───── GIVEN DATA
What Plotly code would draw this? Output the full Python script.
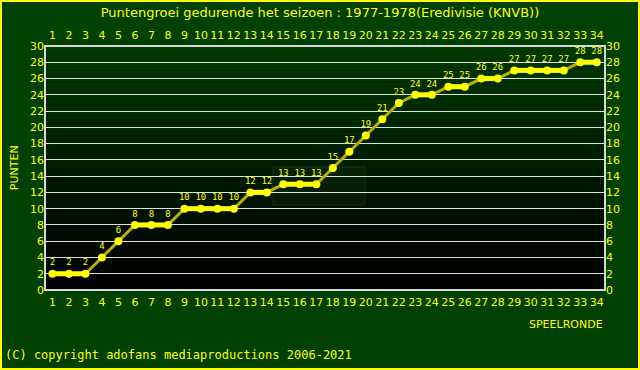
import plotly.graph_objects as go

rounds = list(range(1, 35))
points = [2, 2, 2, 4, 6, 8, 8, 8, 10, 10, 10, 10, 12, 12, 13, 13, 13, 15, 17, 19,
          21, 23, 24, 24, 25, 25, 26, 26, 27, 27, 27, 27, 28, 28]
y_ticks = list(range(0, 31, 2))

YEL = "#ffff00"
BG = "#004000"
FRAME = "#d8d8d8"

W, H = 640, 370
ML, MR, MT, MB = 45, 35, 46, 80
PW, PH = W - ML - MR, H - MT - MB

fig = go.Figure()

# gradient plot background via stacked rectangles
n = 60
shapes = []
for i in range(n):
    t = i / (n - 1)
    g = int(0x3a * t)
    shapes.append(dict(type="rect", xref="x domain", yref="y domain",
                       x0=0, x1=1, y0=i / n, y1=(i + 1) / n,
                       fillcolor=f"rgb(0,{g},0)", line=dict(width=0), layer="below"))
# faint watermark box (logo)
shapes.append(dict(type="rect", xref="paper", yref="paper",
                   x0=(273 - ML) / PW, x1=(365 - ML) / PW,
                   y0=(MT + PH - 205) / PH, y1=(MT + PH - 167) / PH,
                   fillcolor="rgba(90,110,90,0.08)",
                   line=dict(color="rgba(90,110,90,0.25)", width=1), layer="below"))
# plot frame
shapes.append(dict(type="rect", xref="x domain", yref="y domain", x0=0, x1=1, y0=0, y1=1,
                   line=dict(color=FRAME, width=2), layer="above"))
# outer border around whole image
shapes.append(dict(type="rect", xref="paper", yref="paper",
                   x0=(-ML + 1) / PW, x1=1 + (MR - 1) / PW,
                   y0=(-MB + 1) / PH, y1=1 + (MT - 1) / PH,
                   line=dict(color=YEL, width=2), layer="above"))

# full line (rising parts in olive)
fig.add_trace(go.Scatter(x=rounds, y=points, mode="lines",
                         line=dict(color="#b8b000", width=3), hoverinfo="skip"))
# flat segments bright yellow
fx, fy = [], []
for i in range(len(points) - 1):
    if points[i] == points[i + 1]:
        fx += [rounds[i], rounds[i + 1], None]
        fy += [points[i], points[i + 1], None]
fig.add_trace(go.Scatter(x=fx, y=fy, mode="lines",
                         line=dict(color=YEL, width=5), hoverinfo="skip"))
fig.add_trace(go.Scatter(x=rounds, y=points, mode="markers+text",
                         marker=dict(color=YEL, size=8),
                         text=[str(p) for p in points], textposition="top center",
                         textfont=dict(color=YEL, size=9, family="DejaVu Sans Mono")))
# invisible trace for top axis
fig.add_trace(go.Scatter(x=rounds, y=points, xaxis="x2", yaxis="y2", mode="markers",
                         marker=dict(opacity=0), hoverinfo="skip"))

axfont = dict(color=YEL, size=11, family="DejaVu Sans")
fig.update_layout(
    width=W, height=H,
    paper_bgcolor=BG, plot_bgcolor="#000000",
    showlegend=False,
    margin=dict(l=ML, r=MR, t=MT, b=MB, autoexpand=False),
    title=dict(text="Puntengroei gedurende het seizoen : 1977-1978(Eredivisie (KNVB))",
               x=0.5, xanchor="center", y=0.967, yanchor="middle",
               font=dict(color=YEL, size=13, family="DejaVu Sans")),
    xaxis=dict(range=[0.55, 34.5], tickvals=rounds, ticktext=[str(r) for r in rounds],
               showgrid=False, zeroline=False, showline=False,
               tickfont=axfont, ticks="", ticklen=0, ticklabelstandoff=4),
    xaxis2=dict(range=[0.55, 34.5], tickvals=rounds, overlaying="x", side="top",
                showgrid=False, zeroline=False, showline=False, tickfont=axfont, ticks="",
                ticklabelstandoff=4),
    yaxis=dict(range=[0, 30], tickvals=y_ticks, showgrid=True, gridcolor="#e0e0e0",
               gridwidth=1, zeroline=False, showline=False, tickfont=axfont, ticks=""),
    yaxis2=dict(range=[0, 30], tickvals=y_ticks, overlaying="y", side="right",
                showgrid=False, zeroline=False, showline=False, tickfont=axfont, ticks=""),
    shapes=shapes,
    annotations=[
        dict(text="PUNTEN", xref="paper", yref="paper", x=-0.055, y=0.5,
             textangle=-90, showarrow=False, font=dict(color=YEL, size=11, family="DejaVu Sans"),
             xanchor="center", yanchor="middle"),
        dict(text="SPEELRONDE", xref="paper", yref="paper", x=1.0, y=-0.14,
             showarrow=False, font=dict(color=YEL, size=11, family="DejaVu Sans"),
             xanchor="right", yanchor="middle"),
        dict(text="(C) copyright adofans mediaproductions 2006-2021", xref="paper", yref="paper",
             x=-0.075, y=-0.265, showarrow=False, xanchor="left", yanchor="middle",
             font=dict(color=YEL, size=12, family="DejaVu Sans Mono")),
    ],
)
fig.write_html("out.html", config={"displayModeBar": False},
               post_script="document.body.style.margin='0';document.body.style.overflow='hidden';")
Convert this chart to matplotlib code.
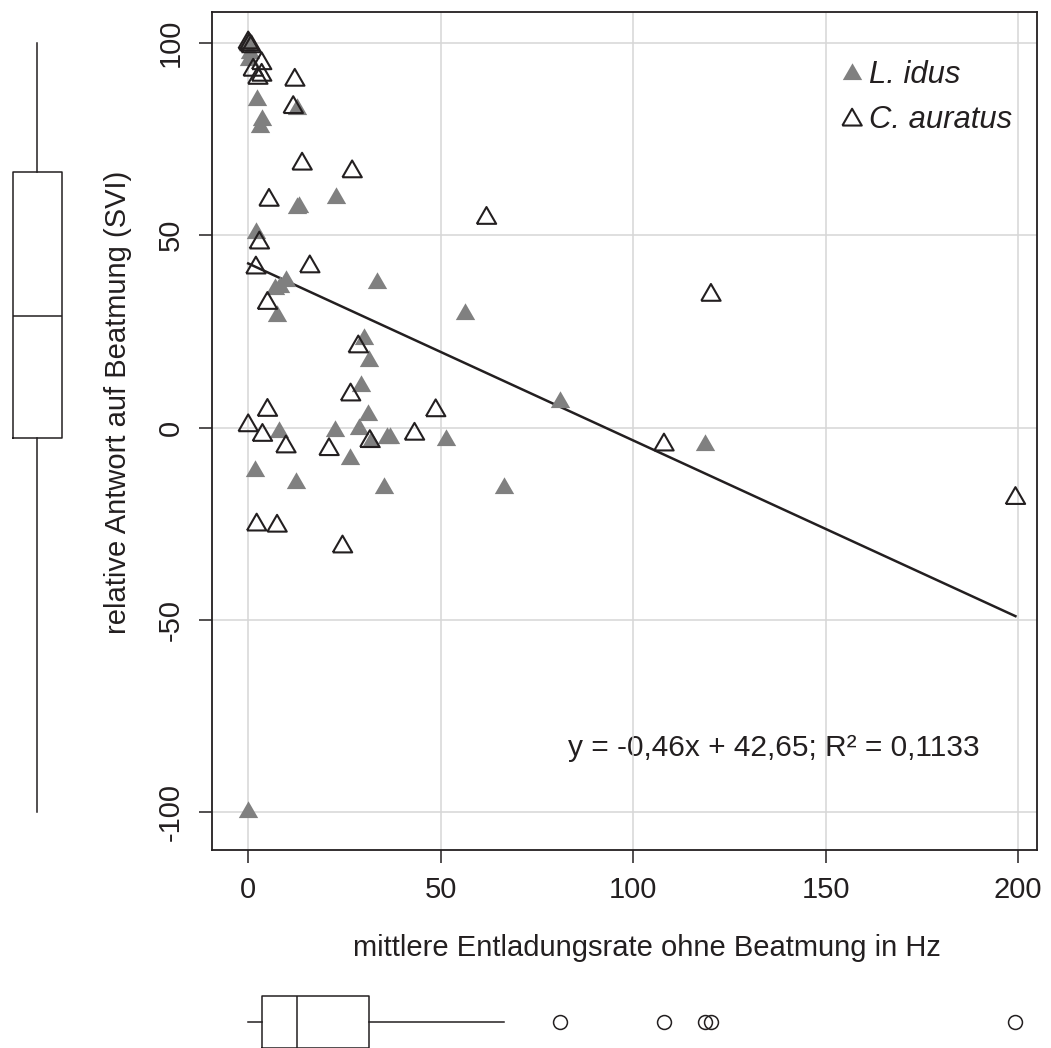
import numpy as np
import matplotlib
matplotlib.use("Agg")
import matplotlib.pyplot as plt

plt.rcParams['font.family'] = ['Liberation Sans', 'DejaVu Sans']

# L. idus (filled grey triangles)
idus_x = [0.0, 0.5, 0.2, 2.2, 12.8, 3.7, 3.0, 13.2, 12.6, 22.7, 2.0, 9.8,
          8.3, 6.9, 7.4, 33.5, 56.2, 30.2, 31.4, 29.3, 31.2, 28.7, 22.5, 8.0,
          32.0, 36.0, 36.8, 51.3, 26.4, 1.7, 12.4, 35.2, 66.4, 81.0, 118.6, 0.0]
idus_y = [100.0, 97.3, 95.5, 85.1, 82.7, 79.9, 78.2, 57.4, 57.0, 59.6, 50.5, 38.0,
          36.6, 36.0, 28.9, 37.5, 29.4, 23.1, 17.4, 10.7, 3.2, -0.5, -1.0, -1.2,
          -3.8, -2.8, -2.8, -3.2, -8.2, -11.3, -14.4, -15.8, -15.8, 6.7, -4.5, -100.0]

# C. auratus (open triangles)
auratus_x = [0.0, 0.3, 0.8, 1.3, 3.5, 3.5, 2.5, 12.1, 11.7, 14.0, 27.0, 5.4,
             61.9, 2.9, 2.0, 16.0, 5.0, 120.2, 28.6, 26.6, 5.0, 48.7, 0.0, 3.7,
             9.8, 21.0, 31.6, 43.2, 108.0, 199.3, 2.2, 7.5, 24.5]
auratus_y = [100.0, 99.5, 99.0, 92.9, 94.6, 91.6, 90.8, 90.3, 83.2, 68.5, 66.5, 59.1,
             54.4, 48.0, 41.5, 41.8, 32.3, 34.4, 21.0, 8.5, 4.5, 4.4, 0.5, -2.0,
             -5.0, -5.7, -3.6, -1.7, -4.5, -18.4, -25.3, -25.6, -31.0]

# regression line as printed on the chart
slope = -0.46
intercept = 42.65
fit_label = "y = -0,46x + 42,65; R² = 0,1133"

x_ticks = [0, 50, 100, 150, 200]
y_ticks = [-100, -50, 0, 50, 100]

all_x = np.array(idus_x + auratus_x)
all_y = np.array(idus_y + auratus_y)

W, H = 1051, 1048
fig = plt.figure(figsize=(W / 100, H / 100), dpi=100)
txt = '#231f20'
grey = '#808080'
fs = 21

# equilateral triangle marker
tri = [(-1.0, -0.577), (1.0, -0.577), (0.0, 1.155), (-1.0, -0.577)]

# main scatter axes
left, right, top, bottom = 212, 1037, 12, 850
ax = fig.add_axes([left / W, 1 - bottom / H, (right - left) / W, (bottom - top) / H])
xlim = (-9.4, 204.9)
ylim = (-109.8, 108.0)
ax.set_xlim(*xlim)
ax.set_ylim(*ylim)

ax.scatter(idus_x, idus_y, marker=tri, s=260, color=grey, linewidths=0,
           zorder=3, label='L. idus')
ax.scatter(auratus_x, auratus_y, marker=tri, s=260, facecolors='none',
           edgecolors=txt, linewidths=1.5, zorder=4, label='C. auratus')

xs = np.array([all_x.min(), all_x.max()])
ax.plot(xs, slope * xs + intercept, color=txt, lw=1.8, zorder=2)

ax.text(136.5, -83.3, fit_label, fontsize=21.5, color=txt, ha='center', va='center', zorder=0.3)

ax.set_axisbelow(True)
ax.grid(True, color='#d6d6d6', lw=1.1)
ax.set_xticks(x_ticks)
ax.set_yticks(y_ticks)
ax.set_yticklabels([str(v) for v in y_ticks], rotation=90, va='center')
ax.tick_params(axis='both', direction='out', length=9.5, width=1.1, colors=txt,
               labelsize=fs)
ax.tick_params(axis='y', pad=10)
ax.tick_params(axis='x', pad=9)
for s in ax.spines.values():
    s.set_linewidth(1.3)
    s.set_color(txt)

leg = ax.legend(loc='upper right', bbox_to_anchor=(0.985, 0.958), borderaxespad=0,
                frameon=False, handlelength=0.8, handletextpad=0.15,
                labelspacing=0.5, markerscale=1.0,
                prop={'style': 'italic', 'size': 22.3})
for t in leg.get_texts():
    t.set_color(txt)

fig.text(118 / W, 1 - 402 / H, "relative Antwort auf Beatmung (SVI)", rotation=90,
         ha='center', va='center', fontsize=fs, color=txt)
fig.text(647 / W, 1 - 948 / H, "mittlere Entladungsrate ohne Beatmung in Hz",
         ha='center', va='center', fontsize=fs, color=txt)

box_style = dict(patch_artist=False, showcaps=False,
                 boxprops=dict(color=txt, lw=1.1),
                 medianprops=dict(color=txt, lw=1.1),
                 whiskerprops=dict(color=txt, lw=1.1, linestyle='-'),
                 flierprops=dict(marker='o', markersize=10, markerfacecolor='none',
                                 markeredgecolor=txt, markeredgewidth=1.1))

# left boxplot of y values
axl = fig.add_axes([0, 1 - bottom / H, 74 / W, (bottom - top) / H])
axl.boxplot(all_y, positions=[0.5], widths=49 / 74, **box_style)
axl.set_xlim(0, 1)
axl.set_ylim(*ylim)
axl.axis('off')

# bottom boxplot of x values (box runs past the lower figure edge)
b_top, b_bot = 985, 1048
axb = fig.add_axes([left / W, 1 - b_bot / H, (right - left) / W, (b_bot - b_top) / H])
axb.boxplot(all_x, positions=[(b_bot - 1022) / (b_bot - b_top)], vert=False,
            widths=52 / (b_bot - b_top), **box_style)
axb.set_xlim(*xlim)
axb.set_ylim(0, 1)
axb.axis('off')

fig.savefig('out.png', dpi=100)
──────────
**DESCRIPTION OF THE TASK:** Copy, from the material above, each line in which the string "chart" occurs.

**EXERCISE ANSWER:**
Convert this chart to matplotlib code.
# regression line as printed on the chart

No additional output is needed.